Built in 1926, Haddon's incorporation of the Arts and Crafts movement-style with the traditional Gothic style is evident in St Stephen's Church, known when built as St Stephen's Presbyterian Church, on Balaclava Road, Caulfield North. The fusion of styles marks a transition in Melbourne's church architecture, where the traditional proportions become reinvented through exterior and interior details. The outside of St. Stephens is softened by the use of red brick and stucco, with a striking cement cross that divides the façade symmetrically. Haddon also appropriates the verticality of gothic windows, dividing the internal space into smaller vertically stacked lead rectangles throughout. He repeated the Arts and Crafts movement approach to other church commissions he received, and this church remains significant in its close proximity to Haddon's own residence (Anselm).

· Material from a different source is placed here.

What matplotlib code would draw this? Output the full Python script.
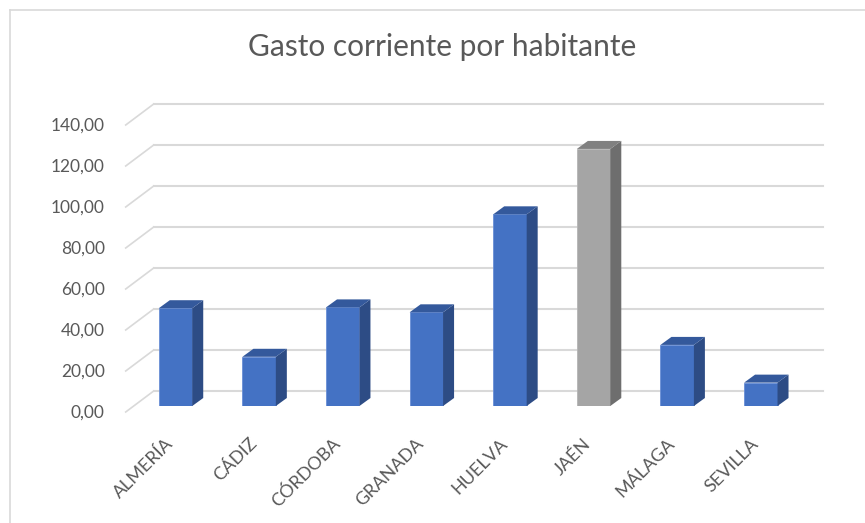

===The Archangel Michael and St Anthony's Coptic Orthodox Church, Oakleigh===
Built in 1928 as St Andrew's Presbyterian, Oakleigh and designed by Haddon in cooperation with his business partner, William Henderson, this building confidently sits the corner of Drummond and Palmer Streets, Oakleigh. Short and squat with an octagonal castellated tower, the windows, brickwork and restrained adornment look decidedly "Haddonian" as Professor Miles Lewis AM of Melbourne University states in a 1991 National Trust of Victoria publication. While Professor Lewis goes on to describe the cantilevered wrought iron lamp over the entrance and a blind oculus in the western wall, he is clearly not a fan and calls the spire "risible". In Miles Lewis' words, an overall mannered and clumsy form. However, with the benefit of two and a half decades, tastes have moved on from Lewis' time to reassess this era of building. Similar to Malvern and St Stephen's, Caulfield, the Oakleigh church enjoys a cement gable treatment enhancing the focus on the apex, and proudly displaying the year of construction. The overall impression is coherent and pleasing in its suburban scale. Recent sympathetic additions have enhanced the facilities of this attractive campus but the Haddon building still sits the corner site well. Its presence shows a transition to the heavier, monolithic presence of the moderne and Art Deco of the 1920-30s. In this sense, Haddon carries forward his Arts and Crafts ideals but has left the gothic well behind and synthesized for the new architecture of the inter-war period.